Combining $(1)$ and $(2)$, we arrive at the desired result, $$\color{blue}{\int_0^1 \frac{t\arctan(t) \log(2/(1+t^2))}{1-t^2}\textrm{d}t=\frac{\pi^3}{192}}.$$
End of story
More details, more results (and connections to other tough integrals) involving such symmetry ideas in three dimensions will be found in the sequel of (Almost) Impossible Integrals, Sums, and Series.

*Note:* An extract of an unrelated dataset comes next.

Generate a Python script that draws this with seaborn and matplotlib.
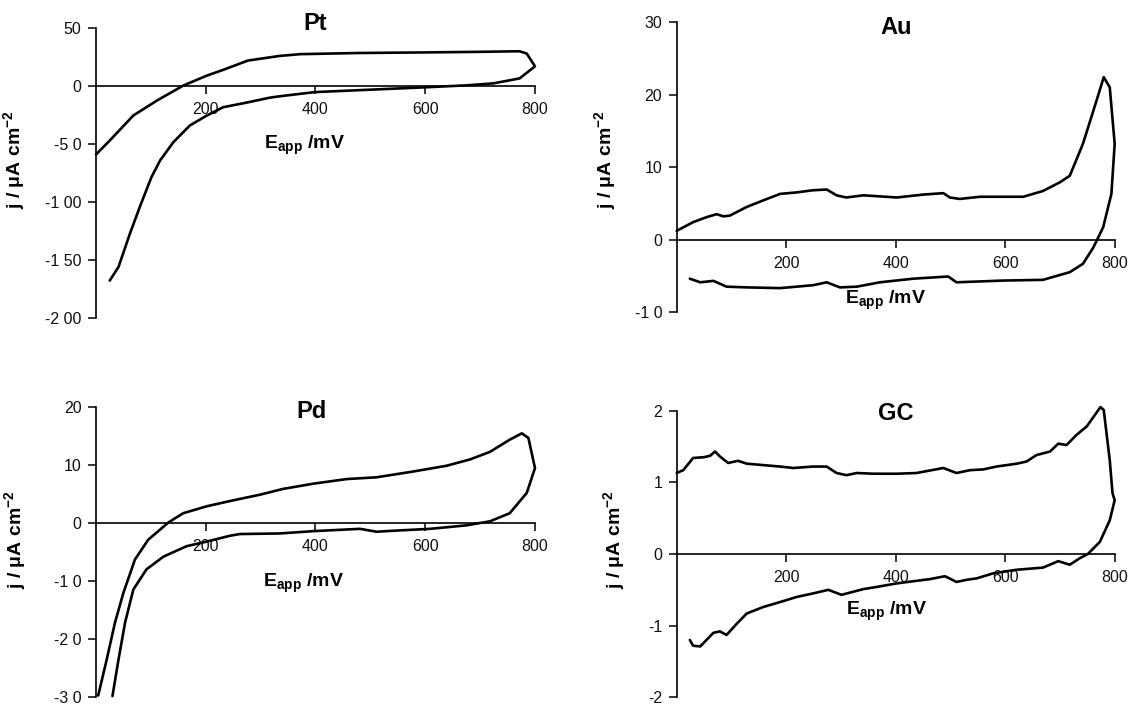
import numpy as np
import matplotlib
matplotlib.use("Agg")
import matplotlib.pyplot as plt
import seaborn as sns

sns.set_theme(style="white")
plt.rcParams["font.family"] = ["Liberation Sans", "DejaVu Sans"]
plt.rcParams["text.color"] = "black"
plt.rcParams["axes.labelcolor"] = "black"
plt.rcParams["mathtext.fontset"] = "custom"
plt.rcParams["mathtext.rm"] = "Liberation Sans"
plt.rcParams["mathtext.bf"] = "Liberation Sans:bold"
plt.rcParams["mathtext.it"] = "Liberation Sans:italic"

# Pt: forward (anodic) and reverse scan, E in mV, j in uA cm-2
pt_E_fwd = [0, 25, 68, 111, 159, 202, 232, 277, 335, 372, 480, 600, 700, 772, 785, 800]
pt_j_fwd = [-59, -47, -25.4, -12.5, 0.4, 9, 14, 22, 26, 27.5, 28.5, 29, 29.5, 30, 28, 17]
pt_E_rev = [800, 772, 724, 675, 599, 487, 399, 335, 317, 269, 232, 202, 171, 141, 117, 101, 80, 62, 41, 25]
pt_j_rev = [17, 6.6, 2.3, 0.6, -1.1, -3.4, -5.2, -8.8, -10, -14.8, -18.2, -25.4, -34, -48.4, -64, -78.6,
            -104, -127, -156, -167.7]

# Au
au_E_fwd = [0, 30, 55, 73, 85, 97, 128, 158, 189, 219, 249, 274, 292, 310, 341, 402, 450, 487,
            499, 517, 554, 633, 669, 700, 718, 742, 767, 780, 791, 800]
au_j_fwd = [1.2, 2.4, 3.1, 3.5, 3.2, 3.3, 4.5, 5.4, 6.3, 6.5, 6.8, 6.9, 6.1, 5.8, 6.1, 5.8, 6.2, 6.4,
            5.8, 5.6, 5.9, 5.9, 6.7, 7.9, 8.8, 13.2, 19.2, 22.4, 21.0, 13.2]
au_E_rev = [800, 794, 779, 761, 742, 718, 669, 596, 511, 496, 432, 371, 329, 298, 274, 249,
            189, 128, 91, 67, 43, 24]
au_j_rev = [13.2, 6.3, 1.7, -1.1, -3.35, -4.5, -5.56, -5.66, -5.9, -5.1, -5.4, -5.9, -6.5, -6.6, -5.9, -6.3,
            -6.7, -6.6, -6.5, -5.7, -5.9, -5.4]

# Pd
pd_E_fwd = [4, 19.5, 34.6, 49.8, 71, 95, 132, 159, 202, 244, 299, 341, 396, 457, 511, 578, 639, 682, 718,
            754, 776, 788, 794, 800]
pd_j_fwd = [-29.8, -23.6, -17.2, -12.1, -6.3, -2.9, 0.1, 1.7, 2.9, 3.8, 4.9, 5.9, 6.8, 7.6, 7.9, 8.9, 9.9,
            11.0, 12.3, 14.4, 15.5, 14.7, 12.1, 9.5]
pd_E_rev = [800, 785, 754, 718, 675, 609, 548, 511, 481, 396, 335, 262, 244, 202, 165, 123, 92, 68, 53, 41, 30]
pd_j_rev = [9.5, 5.2, 1.7, 0.3, -0.4, -1.0, -1.3, -1.5, -1.0, -1.4, -1.8, -1.9, -2.2, -3.2, -4.0, -5.8,
            -8.0, -11.5, -17.2, -23.6, -29.9]

# GC
gc_E_fwd = [0, 12, 30, 49, 61, 70, 79, 94, 112, 128, 189, 213, 249, 274, 292, 310, 329, 359, 402,
            438, 487, 511, 536, 560, 584, 621, 639, 657, 682, 697, 712, 730, 749, 774, 780, 791, 796, 800]
gc_j_fwd = [1.13, 1.17, 1.34, 1.35, 1.37, 1.43, 1.36, 1.27, 1.30, 1.26, 1.22, 1.20, 1.22, 1.22, 1.13,
            1.10, 1.13, 1.12, 1.12, 1.13, 1.20, 1.13, 1.17, 1.18, 1.22, 1.26, 1.29, 1.38, 1.43, 1.54,
            1.52, 1.66, 1.78, 2.05, 2.01, 1.31, 0.85, 0.75]
gc_E_rev = [800, 791, 773, 751, 736, 718, 697, 669, 621, 578, 548, 530, 511, 490, 463, 402, 365, 341,
            301, 277, 249, 219, 189, 158, 128, 110, 91, 79, 67, 43, 30, 24]
gc_j_rev = [0.75, 0.47, 0.17, 0, -0.06, -0.15, -0.10, -0.19, -0.22, -0.27, -0.34, -0.36, -0.39, -0.31,
            -0.35, -0.41, -0.46, -0.49, -0.57, -0.50, -0.55, -0.60, -0.67, -0.74, -0.83, -0.97, -1.13,
            -1.08, -1.10, -1.29, -1.28, -1.20]

panels = [
    ("Pt", pt_E_fwd + pt_E_rev, pt_j_fwd + pt_j_rev, (-200, 50),
     [50, 0, -50, -100, -150, -200], ["50", "0", "-5 0", "-1 00", "-1 50", "-2 00"]),
    ("Au", au_E_fwd + au_E_rev, au_j_fwd + au_j_rev, (-10, 30),
     [30, 20, 10, 0, -10], ["30", "20", "10", "0", "-1 0"]),
    ("Pd", pd_E_fwd + pd_E_rev, pd_j_fwd + pd_j_rev, (-30, 20),
     [20, 10, 0, -10, -20, -30], ["20", "10", "0", "-1 0", "-2 0", "-3 0"]),
    ("GC", gc_E_fwd + gc_E_rev, gc_j_fwd + gc_j_rev, (-2, 2),
     [2, 1, 0, -1, -2], ["2", "1", "0", "-1", "-2"]),
]

# axes rectangles, title / x-label / y-label positions in axes fraction
rects = [[0.0848, 0.5489, 0.3878, 0.4113], [0.5978, 0.5574, 0.3869, 0.4113],
         [0.0848, 0.0118, 0.3878, 0.4105], [0.5978, 0.0109, 0.3869, 0.4066]]
title_pos = [(0.50, 1.015), (0.50, 0.98), (0.49, 0.985), (0.50, 0.99)]
xlab_pos = [(0.474, 0.597), (0.476, 0.041), (0.472, 0.393), (0.478, 0.298)]
ylab_pos = [(-0.157, 0.545), (-0.134, 0.524), (-0.155, 0.541), (-0.113, 0.549)]

fig = plt.figure(figsize=(11.32, 7.05), dpi=100)

for i, (name, E, j, ylim, yt, ytl) in enumerate(panels):
    ax = fig.add_axes(rects[i])
    sns.lineplot(x=E, y=j, sort=False, estimator=None, color="black", lw=1.9, ax=ax)
    for ln in ax.lines:
        ln.set_clip_on(False)
    ax.set_xlim(0, 800)
    ax.set_ylim(*ylim)
    ax.spines["top"].set_visible(False)
    ax.spines["right"].set_visible(False)
    ax.spines["bottom"].set_position(("data", 0))
    for s in ["left", "bottom"]:
        ax.spines[s].set_color("black")
        ax.spines[s].set_linewidth(1.2)
    ax.set_xticks([200, 400, 600, 800])
    ax.set_xticklabels(["200", "400", "600", "800"])
    ax.set_yticks(yt)
    ax.set_yticklabels(ytl)
    ax.tick_params(axis="both", direction="out", length=5.5, width=1.1, color="black",
                   labelsize=11.5, labelcolor="#111111", bottom=True, left=True)
    ax.tick_params(axis="x", pad=6)
    ax.tick_params(axis="y", pad=5)
    ax.set_facecolor("none")

    ax.text(title_pos[i][0], title_pos[i][1], name, transform=ax.transAxes,
            ha="center", va="center", fontsize=17, fontweight="bold", color="black")
    ax.text(xlab_pos[i][0], xlab_pos[i][1], r"E$_{\mathbf{app}}$ /mV", transform=ax.transAxes,
            ha="center", va="center", fontsize=14, fontweight="bold", color="black")
    ax.set_ylabel(r"j / μA cm$^{\mathbf{-2}}$", fontsize=14, fontweight="bold", color="black")
    ax.yaxis.set_label_coords(*ylab_pos[i])
    ax.set_xlabel("")

fig.savefig("out.png", dpi=100, facecolor="white")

Here is a problem proposed by Cornel years ago in RMM that works great using such ideas as above $$\int_0^{\pi/4}\int_0^{\pi/4}\frac{(\tan^2(x)+\tan^2(y))\log(\tan(x))\log(\tan(y))\operatorname{Ti}_2(\tan(x) \tan(y))}{\tan(x)\tan(y)}\textrm{d}x\textrm{d}y$$ $$=\frac{1}{368640}\psi^5\left(\frac{1}{4}\right)-\frac{21}{32}\zeta(6)-\frac{2}{3}G^3,$$ where $\displaystyle \operatorname{Ti}_2(x)$ is the inverse tangent integral, $G$ represents the Catalan's constant, and $\psi^{(n)}$ denotes the Polygamma function.